— START OF Stored data —

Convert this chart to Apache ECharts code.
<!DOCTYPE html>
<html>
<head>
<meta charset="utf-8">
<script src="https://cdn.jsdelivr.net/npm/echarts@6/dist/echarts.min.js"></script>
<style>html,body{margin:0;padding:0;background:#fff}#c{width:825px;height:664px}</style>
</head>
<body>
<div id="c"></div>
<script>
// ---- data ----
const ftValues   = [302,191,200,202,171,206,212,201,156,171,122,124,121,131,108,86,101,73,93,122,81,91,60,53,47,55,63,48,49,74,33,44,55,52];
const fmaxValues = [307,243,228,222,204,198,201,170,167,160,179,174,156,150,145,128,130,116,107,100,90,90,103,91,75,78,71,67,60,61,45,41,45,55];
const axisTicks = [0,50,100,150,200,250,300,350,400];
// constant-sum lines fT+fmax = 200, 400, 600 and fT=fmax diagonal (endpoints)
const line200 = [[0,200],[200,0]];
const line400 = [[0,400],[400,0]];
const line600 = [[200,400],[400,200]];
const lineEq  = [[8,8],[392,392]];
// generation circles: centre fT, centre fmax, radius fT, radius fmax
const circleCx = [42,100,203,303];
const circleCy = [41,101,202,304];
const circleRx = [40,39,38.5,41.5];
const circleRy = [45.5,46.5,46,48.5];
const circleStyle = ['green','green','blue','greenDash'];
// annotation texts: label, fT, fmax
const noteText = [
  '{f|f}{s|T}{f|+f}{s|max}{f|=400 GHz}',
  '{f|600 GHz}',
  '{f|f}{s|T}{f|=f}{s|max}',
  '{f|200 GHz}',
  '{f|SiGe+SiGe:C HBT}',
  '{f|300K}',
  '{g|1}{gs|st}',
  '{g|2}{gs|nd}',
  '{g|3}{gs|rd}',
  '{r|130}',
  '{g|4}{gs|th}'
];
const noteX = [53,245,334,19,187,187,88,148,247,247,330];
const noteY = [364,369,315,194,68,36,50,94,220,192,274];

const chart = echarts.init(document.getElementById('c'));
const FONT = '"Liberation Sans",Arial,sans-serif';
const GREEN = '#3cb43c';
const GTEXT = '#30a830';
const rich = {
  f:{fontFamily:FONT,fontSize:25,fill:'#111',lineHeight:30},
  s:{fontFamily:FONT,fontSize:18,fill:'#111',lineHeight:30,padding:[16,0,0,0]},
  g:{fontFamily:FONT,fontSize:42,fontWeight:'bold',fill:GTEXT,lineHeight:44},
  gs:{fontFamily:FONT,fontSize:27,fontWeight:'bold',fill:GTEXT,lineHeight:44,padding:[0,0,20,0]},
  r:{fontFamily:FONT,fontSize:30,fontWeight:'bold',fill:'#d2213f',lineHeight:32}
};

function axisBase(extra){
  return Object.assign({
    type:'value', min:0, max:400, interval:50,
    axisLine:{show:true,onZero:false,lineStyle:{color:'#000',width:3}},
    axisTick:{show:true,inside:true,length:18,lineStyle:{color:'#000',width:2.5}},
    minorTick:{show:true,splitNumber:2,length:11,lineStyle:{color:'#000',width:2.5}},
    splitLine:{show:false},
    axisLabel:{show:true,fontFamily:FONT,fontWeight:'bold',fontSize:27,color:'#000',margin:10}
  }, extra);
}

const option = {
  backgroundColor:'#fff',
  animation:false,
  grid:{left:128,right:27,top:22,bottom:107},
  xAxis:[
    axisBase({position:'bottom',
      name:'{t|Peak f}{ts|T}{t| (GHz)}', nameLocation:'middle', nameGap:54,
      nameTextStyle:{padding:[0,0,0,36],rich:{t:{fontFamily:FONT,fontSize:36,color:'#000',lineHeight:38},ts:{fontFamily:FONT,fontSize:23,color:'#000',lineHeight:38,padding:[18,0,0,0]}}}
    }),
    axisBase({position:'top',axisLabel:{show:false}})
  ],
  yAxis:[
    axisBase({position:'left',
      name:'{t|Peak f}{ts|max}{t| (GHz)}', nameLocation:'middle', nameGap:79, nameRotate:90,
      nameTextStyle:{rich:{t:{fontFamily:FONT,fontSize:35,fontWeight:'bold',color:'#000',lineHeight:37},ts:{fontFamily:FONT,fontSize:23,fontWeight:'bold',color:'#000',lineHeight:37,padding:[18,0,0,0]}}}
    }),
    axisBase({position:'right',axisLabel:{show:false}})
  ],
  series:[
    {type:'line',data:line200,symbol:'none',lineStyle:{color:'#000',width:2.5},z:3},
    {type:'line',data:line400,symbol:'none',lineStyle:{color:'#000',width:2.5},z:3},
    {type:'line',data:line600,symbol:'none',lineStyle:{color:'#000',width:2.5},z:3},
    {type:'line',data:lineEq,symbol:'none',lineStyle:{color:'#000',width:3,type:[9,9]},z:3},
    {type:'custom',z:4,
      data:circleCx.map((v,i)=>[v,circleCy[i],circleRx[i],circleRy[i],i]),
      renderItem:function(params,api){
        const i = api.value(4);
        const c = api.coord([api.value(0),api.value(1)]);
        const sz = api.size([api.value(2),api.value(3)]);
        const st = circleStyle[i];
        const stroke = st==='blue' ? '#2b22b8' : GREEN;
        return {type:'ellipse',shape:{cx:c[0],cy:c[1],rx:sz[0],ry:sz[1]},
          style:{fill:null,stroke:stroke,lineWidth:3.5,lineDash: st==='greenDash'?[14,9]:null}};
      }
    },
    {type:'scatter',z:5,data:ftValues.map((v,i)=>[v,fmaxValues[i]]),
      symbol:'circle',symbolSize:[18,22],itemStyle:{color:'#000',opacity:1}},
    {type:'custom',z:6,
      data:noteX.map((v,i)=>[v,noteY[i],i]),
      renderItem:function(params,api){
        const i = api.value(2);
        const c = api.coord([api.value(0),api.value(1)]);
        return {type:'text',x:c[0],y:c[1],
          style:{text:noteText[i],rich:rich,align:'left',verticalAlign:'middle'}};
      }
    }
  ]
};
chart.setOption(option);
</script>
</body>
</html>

— END OF Stored data —

> _Written task_
Your task is to repeat every line exactly.

> _Response to this exercise_
Convert this chart to Apache ECharts code.
<!DOCTYPE html>
<html>
<head>
<meta charset="utf-8">
<script src="https://cdn.jsdelivr.net/npm/echarts@6/dist/echarts.min.js"></script>
<style>html,body{margin:0;padding:0;background:#fff}#c{width:825px;height:664px}</style>
</head>
<body>
<div id="c"></div>
<script>
// ---- data ----
const ftValues   = [302,191,200,202,171,206,212,201,156,171,122,124,121,131,108,86,101,73,93,122,81,91,60,53,47,55,63,48,49,74,33,44,55,52];
const fmaxValues = [307,243,228,222,204,198,201,170,167,160,179,174,156,150,145,128,130,116,107,100,90,90,103,91,75,78,71,67,60,61,45,41,45,55];
const axisTicks = [0,50,100,150,200,250,300,350,400];
// constant-sum lines fT+fmax = 200, 400, 600 and fT=fmax diagonal (endpoints)
const line200 = [[0,200],[200,0]];
const line400 = [[0,400],[400,0]];
const line600 = [[200,400],[400,200]];
const lineEq  = [[8,8],[392,392]];
// generation circles: centre fT, centre fmax, radius fT, radius fmax
const circleCx = [42,100,203,303];
const circleCy = [41,101,202,304];
const circleRx = [40,39,38.5,41.5];
const circleRy = [45.5,46.5,46,48.5];
const circleStyle = ['green','green','blue','greenDash'];
// annotation texts: label, fT, fmax
const noteText = [
  '{f|f}{s|T}{f|+f}{s|max}{f|=400 GHz}',
  '{f|600 GHz}',
  '{f|f}{s|T}{f|=f}{s|max}',
  '{f|200 GHz}',
  '{f|SiGe+SiGe:C HBT}',
  '{f|300K}',
  '{g|1}{gs|st}',
  '{g|2}{gs|nd}',
  '{g|3}{gs|rd}',
  '{r|130}',
  '{g|4}{gs|th}'
];
const noteX = [53,245,334,19,187,187,88,148,247,247,330];
const noteY = [364,369,315,194,68,36,50,94,220,192,274];

const chart = echarts.init(document.getElementById('c'));
const FONT = '"Liberation Sans",Arial,sans-serif';
const GREEN = '#3cb43c';
const GTEXT = '#30a830';
const rich = {
  f:{fontFamily:FONT,fontSize:25,fill:'#111',lineHeight:30},
  s:{fontFamily:FONT,fontSize:18,fill:'#111',lineHeight:30,padding:[16,0,0,0]},
  g:{fontFamily:FONT,fontSize:42,fontWeight:'bold',fill:GTEXT,lineHeight:44},
  gs:{fontFamily:FONT,fontSize:27,fontWeight:'bold',fill:GTEXT,lineHeight:44,padding:[0,0,20,0]},
  r:{fontFamily:FONT,fontSize:30,fontWeight:'bold',fill:'#d2213f',lineHeight:32}
};

function axisBase(extra){
  return Object.assign({
    type:'value', min:0, max:400, interval:50,
    axisLine:{show:true,onZero:false,lineStyle:{color:'#000',width:3}},
    axisTick:{show:true,inside:true,length:18,lineStyle:{color:'#000',width:2.5}},
    minorTick:{show:true,splitNumber:2,length:11,lineStyle:{color:'#000',width:2.5}},
    splitLine:{show:false},
    axisLabel:{show:true,fontFamily:FONT,fontWeight:'bold',fontSize:27,color:'#000',margin:10}
  }, extra);
}

const option = {
  backgroundColor:'#fff',
  animation:false,
  grid:{left:128,right:27,top:22,bottom:107},
  xAxis:[
    axisBase({position:'bottom',
      name:'{t|Peak f}{ts|T}{t| (GHz)}', nameLocation:'middle', nameGap:54,
      nameTextStyle:{padding:[0,0,0,36],rich:{t:{fontFamily:FONT,fontSize:36,color:'#000',lineHeight:38},ts:{fontFamily:FONT,fontSize:23,color:'#000',lineHeight:38,padding:[18,0,0,0]}}}
    }),
    axisBase({position:'top',axisLabel:{show:false}})
  ],
  yAxis:[
    axisBase({position:'left',
      name:'{t|Peak f}{ts|max}{t| (GHz)}', nameLocation:'middle', nameGap:79, nameRotate:90,
      nameTextStyle:{rich:{t:{fontFamily:FONT,fontSize:35,fontWeight:'bold',color:'#000',lineHeight:37},ts:{fontFamily:FONT,fontSize:23,fontWeight:'bold',color:'#000',lineHeight:37,padding:[18,0,0,0]}}}
    }),
    axisBase({position:'right',axisLabel:{show:false}})
  ],
  series:[
    {type:'line',data:line200,symbol:'none',lineStyle:{color:'#000',width:2.5},z:3},
    {type:'line',data:line400,symbol:'none',lineStyle:{color:'#000',width:2.5},z:3},
    {type:'line',data:line600,symbol:'none',lineStyle:{color:'#000',width:2.5},z:3},
    {type:'line',data:lineEq,symbol:'none',lineStyle:{color:'#000',width:3,type:[9,9]},z:3},
    {type:'custom',z:4,
      data:circleCx.map((v,i)=>[v,circleCy[i],circleRx[i],circleRy[i],i]),
      renderItem:function(params,api){
        const i = api.value(4);
        const c = api.coord([api.value(0),api.value(1)]);
        const sz = api.size([api.value(2),api.value(3)]);
        const st = circleStyle[i];
        const stroke = st==='blue' ? '#2b22b8' : GREEN;
        return {type:'ellipse',shape:{cx:c[0],cy:c[1],rx:sz[0],ry:sz[1]},
          style:{fill:null,stroke:stroke,lineWidth:3.5,lineDash: st==='greenDash'?[14,9]:null}};
      }
    },
    {type:'scatter',z:5,data:ftValues.map((v,i)=>[v,fmaxValues[i]]),
      symbol:'circle',symbolSize:[18,22],itemStyle:{color:'#000',opacity:1}},
    {type:'custom',z:6,
      data:noteX.map((v,i)=>[v,noteY[i],i]),
      renderItem:function(params,api){
        const i = api.value(2);
        const c = api.coord([api.value(0),api.value(1)]);
        return {type:'text',x:c[0],y:c[1],
          style:{text:noteText[i],rich:rich,align:'left',verticalAlign:'middle'}};
      }
    }
  ]
};
chart.setOption(option);
</script>
</body>
</html>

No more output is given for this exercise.